■ **TASK TO COMPLETE**
Nothing but the lines from the top of the data to the line holding "28.37, 28.35, 28.44, 28.73, 27.58, 27.65];" should be printed, word for word and both ends included; leave the pictures out.

■ **DATA EXTRACT**
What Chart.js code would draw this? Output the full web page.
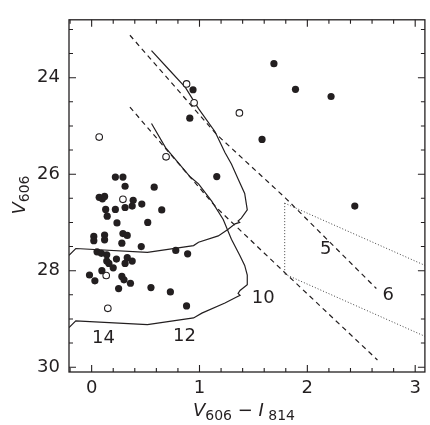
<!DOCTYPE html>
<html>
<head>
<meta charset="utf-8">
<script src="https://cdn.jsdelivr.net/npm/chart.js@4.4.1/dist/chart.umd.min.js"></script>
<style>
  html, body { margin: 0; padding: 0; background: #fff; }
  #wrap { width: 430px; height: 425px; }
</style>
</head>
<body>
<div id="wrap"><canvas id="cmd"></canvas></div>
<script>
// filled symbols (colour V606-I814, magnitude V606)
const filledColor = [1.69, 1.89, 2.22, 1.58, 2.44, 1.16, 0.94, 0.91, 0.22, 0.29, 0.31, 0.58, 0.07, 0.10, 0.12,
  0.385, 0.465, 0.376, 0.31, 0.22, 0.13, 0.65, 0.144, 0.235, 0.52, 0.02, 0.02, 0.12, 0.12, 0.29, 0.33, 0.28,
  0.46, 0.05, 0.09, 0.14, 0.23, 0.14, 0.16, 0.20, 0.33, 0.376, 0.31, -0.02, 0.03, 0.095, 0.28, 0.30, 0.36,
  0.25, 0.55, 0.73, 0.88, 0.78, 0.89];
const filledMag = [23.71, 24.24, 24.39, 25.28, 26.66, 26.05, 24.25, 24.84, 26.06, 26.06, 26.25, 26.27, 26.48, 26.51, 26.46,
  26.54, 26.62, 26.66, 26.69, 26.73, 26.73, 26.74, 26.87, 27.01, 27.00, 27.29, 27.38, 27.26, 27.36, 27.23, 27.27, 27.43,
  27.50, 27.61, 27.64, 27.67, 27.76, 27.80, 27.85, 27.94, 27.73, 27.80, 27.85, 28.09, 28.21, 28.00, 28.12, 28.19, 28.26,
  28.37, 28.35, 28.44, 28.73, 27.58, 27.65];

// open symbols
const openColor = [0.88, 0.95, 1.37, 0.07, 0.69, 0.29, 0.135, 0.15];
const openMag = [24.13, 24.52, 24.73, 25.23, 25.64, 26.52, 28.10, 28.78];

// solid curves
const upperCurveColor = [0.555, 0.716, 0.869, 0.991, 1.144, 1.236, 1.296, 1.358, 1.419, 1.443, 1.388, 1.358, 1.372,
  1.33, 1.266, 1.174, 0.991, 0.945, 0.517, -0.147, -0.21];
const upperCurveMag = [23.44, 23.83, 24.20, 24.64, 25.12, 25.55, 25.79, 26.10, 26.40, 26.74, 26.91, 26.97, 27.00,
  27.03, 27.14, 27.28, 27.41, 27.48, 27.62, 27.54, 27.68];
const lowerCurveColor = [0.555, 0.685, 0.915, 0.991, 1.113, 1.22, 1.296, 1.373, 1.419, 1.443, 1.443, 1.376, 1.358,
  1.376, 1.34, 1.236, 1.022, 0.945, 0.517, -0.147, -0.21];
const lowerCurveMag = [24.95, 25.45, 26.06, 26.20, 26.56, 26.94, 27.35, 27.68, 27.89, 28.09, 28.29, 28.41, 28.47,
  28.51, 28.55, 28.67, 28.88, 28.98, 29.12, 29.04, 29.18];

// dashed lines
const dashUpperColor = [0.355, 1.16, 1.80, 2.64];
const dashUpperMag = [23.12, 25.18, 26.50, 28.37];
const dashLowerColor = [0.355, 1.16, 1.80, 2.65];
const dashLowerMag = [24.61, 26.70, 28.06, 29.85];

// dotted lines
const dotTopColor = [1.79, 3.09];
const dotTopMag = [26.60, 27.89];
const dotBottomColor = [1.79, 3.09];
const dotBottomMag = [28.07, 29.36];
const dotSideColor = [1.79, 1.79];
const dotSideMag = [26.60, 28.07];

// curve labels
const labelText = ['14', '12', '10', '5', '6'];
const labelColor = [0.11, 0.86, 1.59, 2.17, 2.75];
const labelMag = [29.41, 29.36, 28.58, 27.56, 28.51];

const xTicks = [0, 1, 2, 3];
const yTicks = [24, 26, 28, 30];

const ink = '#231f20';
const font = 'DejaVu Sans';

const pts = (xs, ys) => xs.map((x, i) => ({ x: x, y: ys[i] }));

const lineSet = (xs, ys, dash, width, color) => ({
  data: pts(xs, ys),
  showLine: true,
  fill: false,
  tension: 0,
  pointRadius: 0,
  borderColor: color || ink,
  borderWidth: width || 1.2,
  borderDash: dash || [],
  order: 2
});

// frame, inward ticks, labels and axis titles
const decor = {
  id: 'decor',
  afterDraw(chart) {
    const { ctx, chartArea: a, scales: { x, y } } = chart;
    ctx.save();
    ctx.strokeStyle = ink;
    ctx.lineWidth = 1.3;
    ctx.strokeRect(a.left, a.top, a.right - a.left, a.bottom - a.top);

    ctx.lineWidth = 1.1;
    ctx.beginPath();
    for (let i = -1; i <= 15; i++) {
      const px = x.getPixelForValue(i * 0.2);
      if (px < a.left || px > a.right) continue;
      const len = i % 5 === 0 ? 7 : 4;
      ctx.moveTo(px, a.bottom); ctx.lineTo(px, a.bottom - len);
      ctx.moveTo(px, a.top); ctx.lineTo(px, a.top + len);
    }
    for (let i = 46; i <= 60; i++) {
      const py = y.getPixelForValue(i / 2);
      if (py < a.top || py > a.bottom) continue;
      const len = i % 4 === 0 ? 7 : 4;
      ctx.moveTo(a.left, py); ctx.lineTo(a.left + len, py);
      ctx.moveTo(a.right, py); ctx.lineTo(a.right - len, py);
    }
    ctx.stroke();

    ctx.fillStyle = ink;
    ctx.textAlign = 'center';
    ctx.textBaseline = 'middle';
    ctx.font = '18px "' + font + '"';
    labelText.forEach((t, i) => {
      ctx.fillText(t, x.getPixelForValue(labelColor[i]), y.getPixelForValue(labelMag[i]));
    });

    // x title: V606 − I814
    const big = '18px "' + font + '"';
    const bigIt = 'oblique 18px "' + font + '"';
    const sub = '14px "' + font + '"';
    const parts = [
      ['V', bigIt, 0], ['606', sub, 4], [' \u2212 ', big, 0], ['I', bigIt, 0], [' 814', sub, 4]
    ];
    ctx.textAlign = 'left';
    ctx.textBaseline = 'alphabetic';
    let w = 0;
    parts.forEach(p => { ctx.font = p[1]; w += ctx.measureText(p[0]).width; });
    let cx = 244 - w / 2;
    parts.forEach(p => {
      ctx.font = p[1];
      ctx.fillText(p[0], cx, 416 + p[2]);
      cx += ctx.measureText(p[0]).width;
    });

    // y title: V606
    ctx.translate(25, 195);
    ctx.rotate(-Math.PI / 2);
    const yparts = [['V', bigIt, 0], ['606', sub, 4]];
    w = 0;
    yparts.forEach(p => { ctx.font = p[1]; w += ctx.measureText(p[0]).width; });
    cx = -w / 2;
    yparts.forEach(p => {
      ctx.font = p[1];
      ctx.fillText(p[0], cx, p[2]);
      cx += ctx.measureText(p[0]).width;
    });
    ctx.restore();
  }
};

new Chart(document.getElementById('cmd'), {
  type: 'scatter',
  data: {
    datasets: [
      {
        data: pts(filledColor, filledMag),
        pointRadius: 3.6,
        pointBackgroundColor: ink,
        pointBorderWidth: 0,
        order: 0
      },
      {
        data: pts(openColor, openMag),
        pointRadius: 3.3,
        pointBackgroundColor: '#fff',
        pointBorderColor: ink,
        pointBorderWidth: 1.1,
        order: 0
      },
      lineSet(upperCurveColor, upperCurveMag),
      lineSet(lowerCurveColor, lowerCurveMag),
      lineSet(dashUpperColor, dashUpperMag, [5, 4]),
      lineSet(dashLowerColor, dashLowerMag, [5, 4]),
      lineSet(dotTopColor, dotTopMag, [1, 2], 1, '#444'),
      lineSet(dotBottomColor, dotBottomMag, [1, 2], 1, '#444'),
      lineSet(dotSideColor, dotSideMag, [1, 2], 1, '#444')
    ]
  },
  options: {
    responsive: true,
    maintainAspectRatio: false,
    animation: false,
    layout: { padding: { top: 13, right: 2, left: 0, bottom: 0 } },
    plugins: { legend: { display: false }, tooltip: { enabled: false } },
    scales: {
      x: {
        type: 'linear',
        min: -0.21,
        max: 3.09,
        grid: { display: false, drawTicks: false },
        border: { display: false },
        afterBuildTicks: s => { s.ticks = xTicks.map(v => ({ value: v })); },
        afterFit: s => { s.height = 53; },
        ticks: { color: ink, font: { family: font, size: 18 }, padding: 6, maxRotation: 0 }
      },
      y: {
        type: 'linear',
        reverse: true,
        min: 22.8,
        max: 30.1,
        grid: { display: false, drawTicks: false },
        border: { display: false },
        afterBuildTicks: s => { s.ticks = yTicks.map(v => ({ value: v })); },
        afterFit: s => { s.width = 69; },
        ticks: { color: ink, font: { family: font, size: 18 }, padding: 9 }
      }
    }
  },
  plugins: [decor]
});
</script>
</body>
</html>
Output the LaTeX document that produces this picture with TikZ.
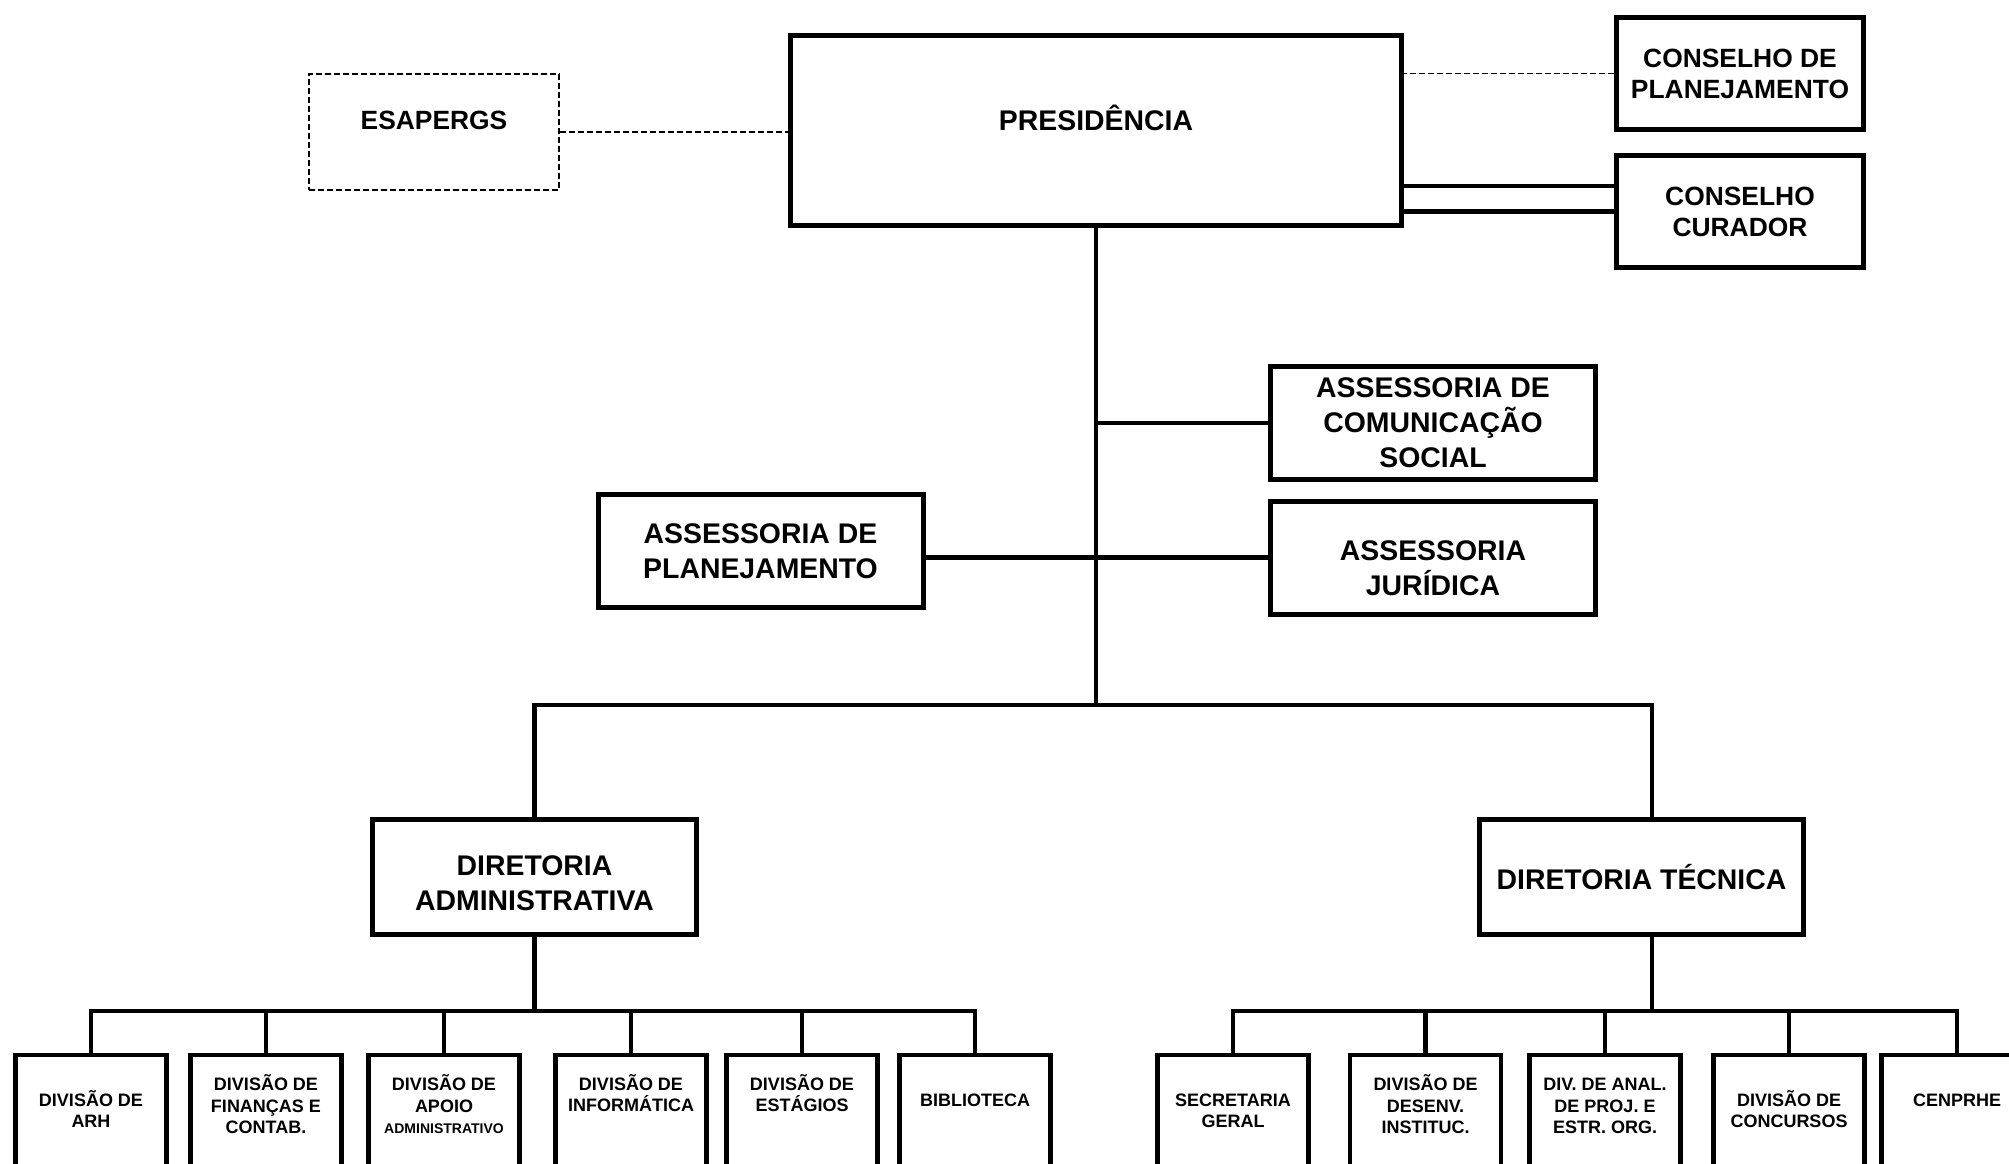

■ **TASK SOLUTION**
What Chart.js code would draw this? Output the full web page.
<!DOCTYPE html>
<html>
<head>
<meta charset="utf-8">
<script src="https://cdn.jsdelivr.net/npm/chart.js@4.4.1/dist/chart.umd.min.js"></script>
<style>
  html, body { margin: 0; padding: 0; background: #fff; }
  #wrap { width: 430px; height: 425px; }
</style>
</head>
<body>
<div id="wrap"><canvas id="cmd"></canvas></div>
<script>
// filled symbols (colour V606-I814, magnitude V606)
const filledColor = [1.69, 1.89, 2.22, 1.58, 2.44, 1.16, 0.94, 0.91, 0.22, 0.29, 0.31, 0.58, 0.07, 0.10, 0.12,
  0.385, 0.465, 0.376, 0.31, 0.22, 0.13, 0.65, 0.144, 0.235, 0.52, 0.02, 0.02, 0.12, 0.12, 0.29, 0.33, 0.28,
  0.46, 0.05, 0.09, 0.14, 0.23, 0.14, 0.16, 0.20, 0.33, 0.376, 0.31, -0.02, 0.03, 0.095, 0.28, 0.30, 0.36,
  0.25, 0.55, 0.73, 0.88, 0.78, 0.89];
const filledMag = [23.71, 24.24, 24.39, 25.28, 26.66, 26.05, 24.25, 24.84, 26.06, 26.06, 26.25, 26.27, 26.48, 26.51, 26.46,
  26.54, 26.62, 26.66, 26.69, 26.73, 26.73, 26.74, 26.87, 27.01, 27.00, 27.29, 27.38, 27.26, 27.36, 27.23, 27.27, 27.43,
  27.50, 27.61, 27.64, 27.67, 27.76, 27.80, 27.85, 27.94, 27.73, 27.80, 27.85, 28.09, 28.21, 28.00, 28.12, 28.19, 28.26,
  28.37, 28.35, 28.44, 28.73, 27.58, 27.65];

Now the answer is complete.